Last September, NBR covered Vibe Communications, a boutique ISP where two director-shareholders, Davey Goode and Barry Murphy, fell out with a third, Hadleigh Bognuda.
Mssers Goode and Murphy passed a resolution to stand-down Mr Bognuda as a director, but he remained a shareholder. And the pair also discovered that because Mr Bognuda setup Vibe’s Xero account, and put his name on it, he had sole control.
When the departed Mr Bognuda refused to hand over his logon details, Mr Murphy went to Xero – but was frustrated when the company refused to transfer the account away from the stood-down director, citing its Terms & Conditions.
Last night, Mr Murphy updated NBR that he had resolved the situation. “But it was without any help from Xero,” he says.
Instead he was forced to resort to some hard-shouldering tactics, telling Mr Bognuda a six-figure company loan would be used to fund legal action to try and win control of the Xero account – meaning that as a shareholder, the stood-down director would be part-funding a courtroom attack on his position.

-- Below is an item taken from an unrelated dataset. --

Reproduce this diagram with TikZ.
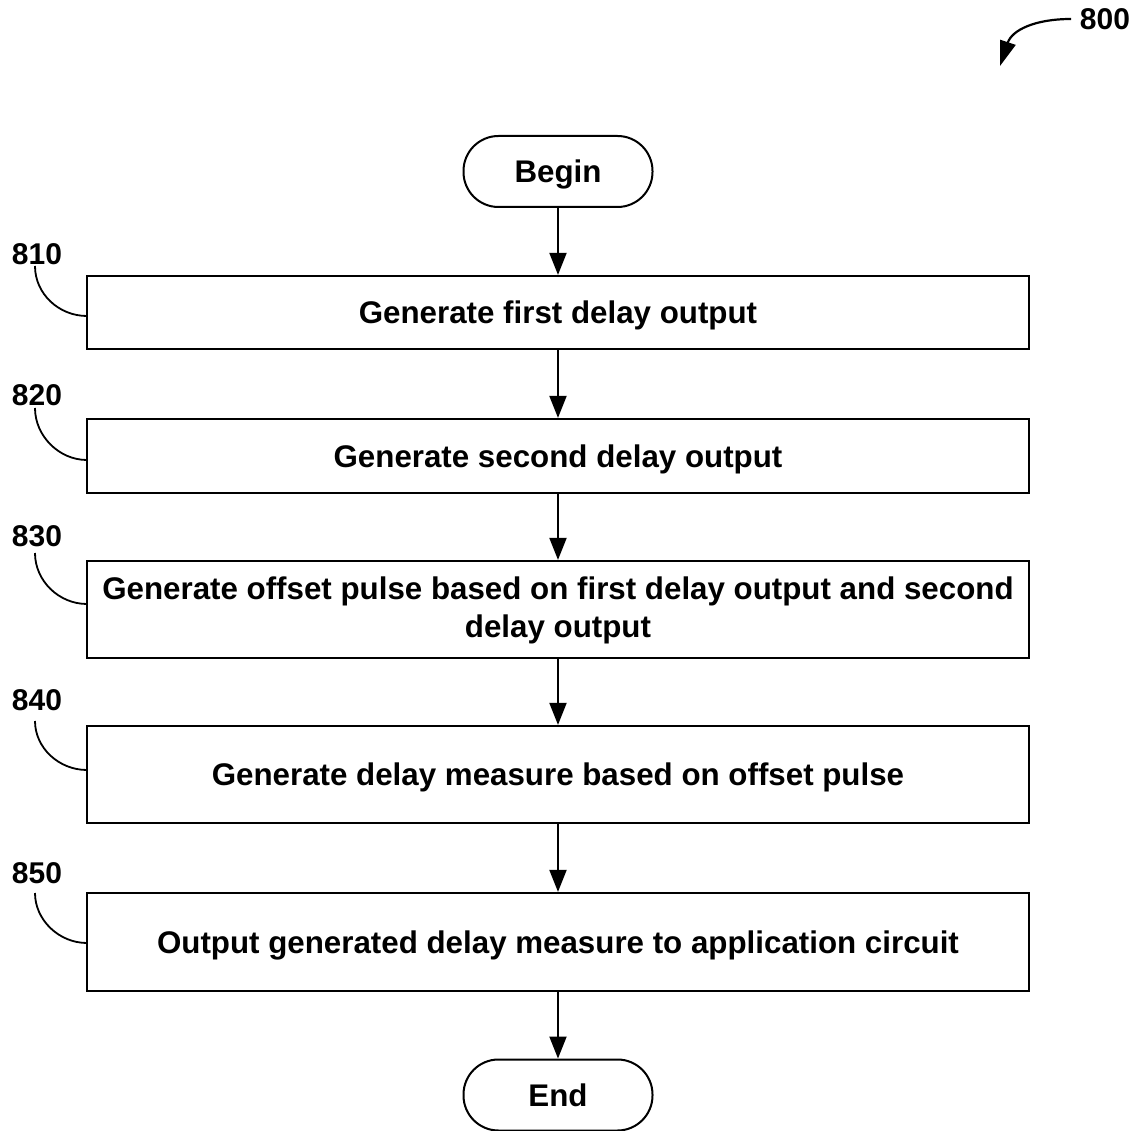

In the end, the matter never reached court. Mr Bognuda agreed to hand over his logon details after a pledge to supply him with quarterly financial updates. And on April 1 2014, Messrs Goode and Murphy bought out his share, closing their dispute.
But Mr Murphy remains aggrieved he had to jump through hoops to gain control of his company’s Xero account, and the cost of retaining law firm Keegan Alexander during the eight-month spat.

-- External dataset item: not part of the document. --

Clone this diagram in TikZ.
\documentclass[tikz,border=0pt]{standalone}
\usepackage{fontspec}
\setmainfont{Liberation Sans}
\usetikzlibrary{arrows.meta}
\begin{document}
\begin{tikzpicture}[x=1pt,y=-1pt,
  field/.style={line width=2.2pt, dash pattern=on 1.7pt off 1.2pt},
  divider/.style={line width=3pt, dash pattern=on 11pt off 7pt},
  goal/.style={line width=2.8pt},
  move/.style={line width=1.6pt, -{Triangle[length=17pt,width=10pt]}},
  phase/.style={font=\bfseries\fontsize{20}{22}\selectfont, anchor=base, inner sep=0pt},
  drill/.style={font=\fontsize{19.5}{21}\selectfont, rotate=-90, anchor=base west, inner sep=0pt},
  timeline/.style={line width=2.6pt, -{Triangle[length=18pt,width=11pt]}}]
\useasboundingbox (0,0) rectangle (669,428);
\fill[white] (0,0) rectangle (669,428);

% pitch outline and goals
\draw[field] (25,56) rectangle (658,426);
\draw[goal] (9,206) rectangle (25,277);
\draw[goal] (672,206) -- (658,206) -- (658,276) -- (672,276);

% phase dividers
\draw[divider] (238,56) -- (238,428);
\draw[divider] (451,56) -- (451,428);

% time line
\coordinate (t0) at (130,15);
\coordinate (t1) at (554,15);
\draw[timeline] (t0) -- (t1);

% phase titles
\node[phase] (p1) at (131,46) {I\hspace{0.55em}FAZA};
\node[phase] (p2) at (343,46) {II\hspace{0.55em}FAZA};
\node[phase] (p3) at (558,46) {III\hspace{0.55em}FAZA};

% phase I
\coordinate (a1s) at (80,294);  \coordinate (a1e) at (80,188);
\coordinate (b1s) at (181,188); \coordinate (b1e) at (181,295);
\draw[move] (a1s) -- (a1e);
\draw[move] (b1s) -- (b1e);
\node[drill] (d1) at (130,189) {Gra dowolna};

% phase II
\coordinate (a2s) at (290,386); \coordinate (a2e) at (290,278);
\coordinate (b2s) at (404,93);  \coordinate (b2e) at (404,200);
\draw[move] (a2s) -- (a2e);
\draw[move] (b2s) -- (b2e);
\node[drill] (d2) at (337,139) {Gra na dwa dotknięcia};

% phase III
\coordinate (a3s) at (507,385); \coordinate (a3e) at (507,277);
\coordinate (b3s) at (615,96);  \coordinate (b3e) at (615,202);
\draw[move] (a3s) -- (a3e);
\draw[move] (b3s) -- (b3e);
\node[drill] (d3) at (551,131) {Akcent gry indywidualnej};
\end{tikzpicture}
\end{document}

Suggestions for Xero's new guidelines
Late yesterday, Xero CEO Rod Drury told NBR, “We have over 280,000 customers and have only seen a handful of these issues." Mr de Vries scoffs at this assertion, claiming that in his immediate circle of business colleagues alone, he knows of four people annoyed they don't have direct control over their Xero account.
"We are currently drafting some guidelines in consultation with industry, Mr Drury added, "It's an area the professional bodies could contribute too as technology surfaces disputes that take place regardless.”

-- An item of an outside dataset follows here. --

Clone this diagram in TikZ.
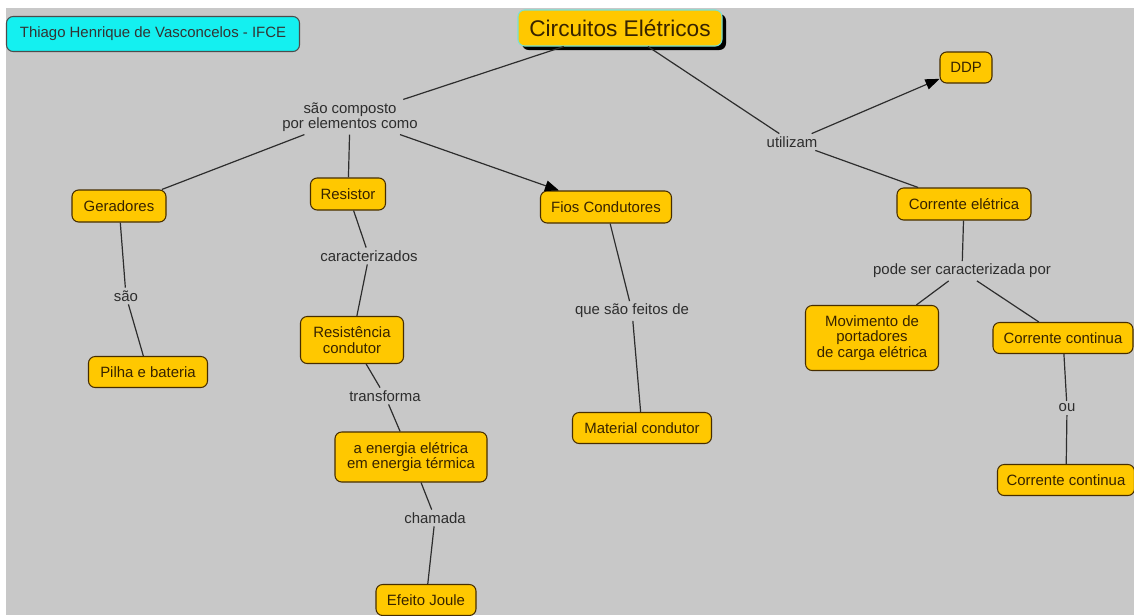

Mr Drury pointed NBR to Xero general counsel Matt Vaughan for further comment.
Mr Vaughan said Xero has traditionally left it to customers and their accountants to sort out whose name is put on an account.
But the company has now acknowledged there’s a potential issue with the customers like Mr de Vries, and the tech-savvy directors at Vibe, who were simply unaware that the person who setup an account and put their name on it assumes full control.
“We are working on guidelines, involving input from relevant industry bodies, to provide additional guidance on the relationship between small business owner and accountant in the context of cloud accounting software," Mr Vaughan said.
The counsel added that Xero already has a disputes resolution process. Mr Barry said this statement surprised him; after extended communication with Xero he had no idea how it worked. Mr Vaughan told NBR it involved Xero directly mediating between the parties in a dispute - if both agreed. Alternatively, the company could point people involved in a dispute to relevant industry bodies who could mediate. Xero would abide by any court-ordered or binding mediation resolution.
Xero head of accounting Grant Anderson is heading the effort to put the new guidelines together.
Vibe’s Mr Murphy has a suggestion for the guidelines: allow more than one director (or manager’s) name to be on a Xero account.
Mr Vaughan said that could cause more problems than it solves, as it could become difficult to ascertain who had made or approved a change to the account holder’s details.
NBR suggested in the instance where a company has more than one directors, all on the board would have to sign a consent form acknowledging that the person whose name was on the company's Xero account had sole power to make admin changes. At least that way, there would be no nasty surprises about the policy.
Mr Vaughan said with Xero's service sold in 106 countries, each with different regulations and company office registries, such a solution would not be practical to police.
However, he is open to ideas. The general counsel says Xero will blog about the guidelines over the next day or two and solicit feedback [UPDATE: the blog is now online here]. The finished guidelines will be ready “in the near future.”